Tom à la ferme, la banalità del male e dell’omofobia

Renato Aiello

Abituati a seguirlo di recente su Instagram coi suoi video reel comici e a teatro coi graffianti monologhi di stand up comedy, avevamo forse un po’ dimenticato il grande talento da attore drammatico di Lorenzo Balducci. In Tom à la ferme, andato in scena a Galleria Toledo il 30 e 31 gennaio 2024 a Napoli, per la regia di Giuseppe Bucci, è perciò un piacere vedere l’attore romano nei panni di Francis, il fratello omofobo del compagno di Tom, appena arrivato alla fattoria del titolo. Una produzione indipendente con il contributo di “Gaycs”, impreziosita dalle musiche del maestro Pericle Odierna.

L’OPERA DI BOUCHARD

Tom à la ferme
Tom à la ferme

Tratto dall’omonima opera teatrale di Michel Marc Bouchard, e passato anche sul grande schermo grazie al giovane Xavier Dolan, Tom à la ferme è un vero e proprio incontro di boxe. La tensione si taglia come il burro, la rabbia repressa è affilata come una lama, e forse più che di pugilato si dovrebbe parlare di colpi al sacco. Un sacco chiamato Tom (interpretato dall’intenso Salvatore Langella), colpito ripetutamente e vessato da Francis perché gay e soprattutto per essere stato il fidanzato del fratello ormai scomparso.

Il dolore del lutto spinge Tom a far visita alla madre di Guillaume e Francis (bravissima Marina Remi, soprattutto nella scena finale del confronto spietato con Francis). La quale è completamente ignara dell’identità del ragazzo e dell’omosessualità mai dichiarata del figlio defunto.

La fattoria è troppo lontana dai “presunti” eccessi della città, confermando quel divario tra provincia e Capitale presente in ogni paese civilizzato del mondo. La genitrice aveva ricevuto in passato persino delle foto di una ragazza, che servivano a salvare le apparenze e l’onore del figlio maschio. La presunta fidanzata arriva anche lei alla fattoria, e non senza conseguenze negli equilibri dei tre protagonisti.

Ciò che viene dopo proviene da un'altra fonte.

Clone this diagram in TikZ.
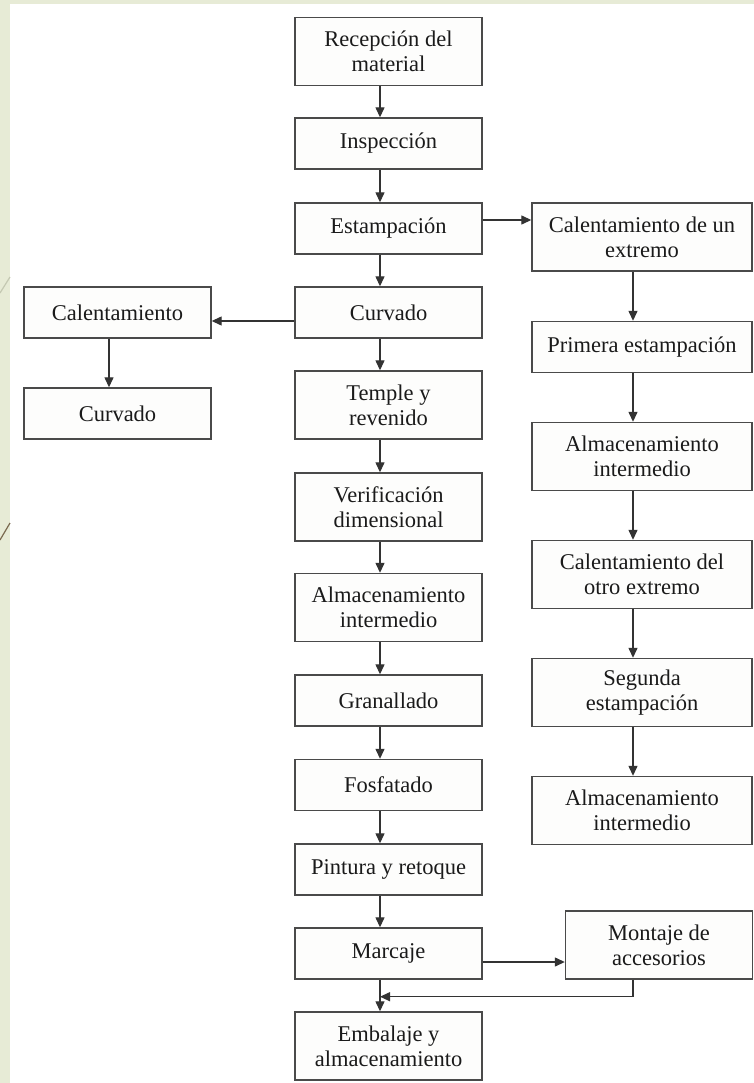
\documentclass[tikz,border=0pt]{standalone}
\usepackage{fontspec}
\setmainfont{Liberation Serif}
\usetikzlibrary{arrows.meta,calc}
\definecolor{boxline}{HTML}{4A4A4A}
\definecolor{arrline}{HTML}{333333}
\definecolor{txt}{HTML}{1A1A1A}
\definecolor{bg}{HTML}{E7EBD6}
\definecolor{boxfill}{HTML}{FDFDFC}
\definecolor{decogray}{HTML}{C4C8B2}
\definecolor{decobrown}{HTML}{7A6A50}
\begin{document}
\begin{tikzpicture}[x=1pt,y=-1pt,
  box/.style={draw=boxline, line width=1.4pt, fill=boxfill, minimum width=187pt,
    minimum height=51pt, inner sep=0pt, align=center,
    font=\fontsize{22.5}{25}\selectfont, text=txt},
  tall/.style={minimum height=68pt},
  wide/.style={minimum width=220pt},
  arr/.style={draw=arrline, line width=1.3pt, -{Triangle[length=10pt,width=9pt]}},
  deco/.style={line width=1.2pt}]
\useasboundingbox (0,0) rectangle (754,1083);
\fill[bg] (0,0) rectangle (754,1083);
\fill[white] (10,4) rectangle (754,1083);
\draw[deco, decogray] (10,277) -- (0,293);
\draw[deco, decobrown] (10,523) -- (0,540);

% centre column
\node[box,tall] (rec) at (388.5,51.5) {Recepción del\\material};
\node[box] (insp) at (388.5,143.5) {Inspección};
\node[box] (estamp) at (388.5,228.5) {Estampación};
\node[box] (curv) at (388.5,312.5) {Curvado};
\node[box,tall] (temple) at (388.5,405) {Temple y\\revenido};
\node[box,tall] (verif) at (388.5,507) {Verificación\\dimensional};
\node[box,tall] (alm) at (388.5,607.5) {Almacenamiento\\intermedio};
\node[box] (gran) at (388.5,700.5) {Granallado};
\node[box] (fosf) at (388.5,785) {Fosfatado};
\node[box] (pint) at (388.5,869.5) {Pintura y retoque};
\node[box] (marc) at (388.5,953.5) {Marcaje};
\node[box,tall] (emb) at (388.5,1046) {Embalaje y\\almacenamiento};

% right column
\node[box,tall,wide] (cal1) at (642,237) {Calentamiento de un\\extremo};
\node[box,wide] (prim) at (642,347) {Primera estampación};
\node[box,tall,wide] (alm1) at (642,456.5) {Almacenamiento\\intermedio};
\node[box,tall,wide] (cal2) at (642,574.5) {Calentamiento del\\otro extremo};
\node[box,tall,wide] (seg) at (642,692.5) {Segunda\\estampación};
\node[box,tall,wide] (alm2) at (642,810.5) {Almacenamiento\\intermedio};
\node[box,tall] (mont) at (659,945) {Montaje de\\accesorios};

% left column
\node[box] (lcal) at (117.5,312.5) {Calentamiento};
\node[box] (lcurv) at (117.5,413.5) {Curvado};

% arrows
\foreach \a/\b in {rec/insp,insp/estamp,estamp/curv,curv/temple,temple/verif,verif/alm,alm/gran,gran/fosf,fosf/pint,pint/marc,marc/emb}
  \draw[arr] ([xshift=-8.5pt]\a.south) -- ([xshift=-8.5pt]\b.north);
\foreach \a/\b in {cal1/prim,prim/alm1,alm1/cal2,cal2/seg,seg/alm2}
  \draw[arr] ([xshift=-9pt]\a.south) -- ([xshift=-9pt]\b.north);
\draw[arr] ([xshift=-8.5pt]lcal.south) -- ([xshift=-8.5pt]lcurv.north);

\draw[arr] ([yshift=8.5pt]estamp.east) -- ([yshift=8.5pt]estamp.east -| cal1.west);
\draw[arr] ([yshift=-8.5pt]curv.west) -- ([yshift=-8.5pt]curv.west -| lcal.east);
\draw[arr] ([yshift=-8.5pt]marc.east) -- ([yshift=-8.5pt]marc.east -| mont.west);
\draw[arr] ([xshift=-26pt]mont.south) |- ([xshift=-8.5pt,yshift=-17pt]marc.south);
\end{tikzpicture}
\end{document}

SINDROME DI STOCCOLMA E OMOFOBIA

Tom à la ferme
Tom à la ferme

Il rapporto tra Tom e Francis possiede la stessa complessità amorale, disfunzionale e assolutamente malata che già si intravedeva a cinema – a suo tempo – nel Tom à la ferme di Dolan.

Tra sindrome di Stoccolma e omofobia, cullate dalla religiosità eccessiva e quasi opprimente della madre di Francis, la relazione che si instaura tra i due è fatta di plasticità e sguardi anche troppo vicini.

I corpi e i muscoli possenti si intrecciano in un ballo (il famoso tango del film già citato di Dolan qui è una rumba) che non fa altro che alimentare i dubbi e i sospetti sull’omosessualità latente del violento Francis, già colpevole di aggressione in passato nei confronti di un amico del fratello, ormai completamente sfigurato dall’energumeno. Le bugie, a quanto pare, non risparmiano nessuno, se il figlio morto aveva mentito al suo compagno in passato, persino tradendolo con Sarah.

GLI ATTORI

Se Balducci dà una bella conferma dell’attore completo che è sempre stato, capace di passare dalla vis comica agli sguardi più truci ed efferati sul palcoscenico, Langella non è da meno in Tom à la ferme col suo personaggio timido e impacciato. La morbosità disturbante di questa coppia, costretta all’improvviso a convivere sotto lo stesso tetto e a perpetrare un’infinita messa in scena agli occhi della madre, è scandita dalla musica, dalle luci e dagli stacchi sonori improvvisi che gelano il sangue dello spettatore in sala.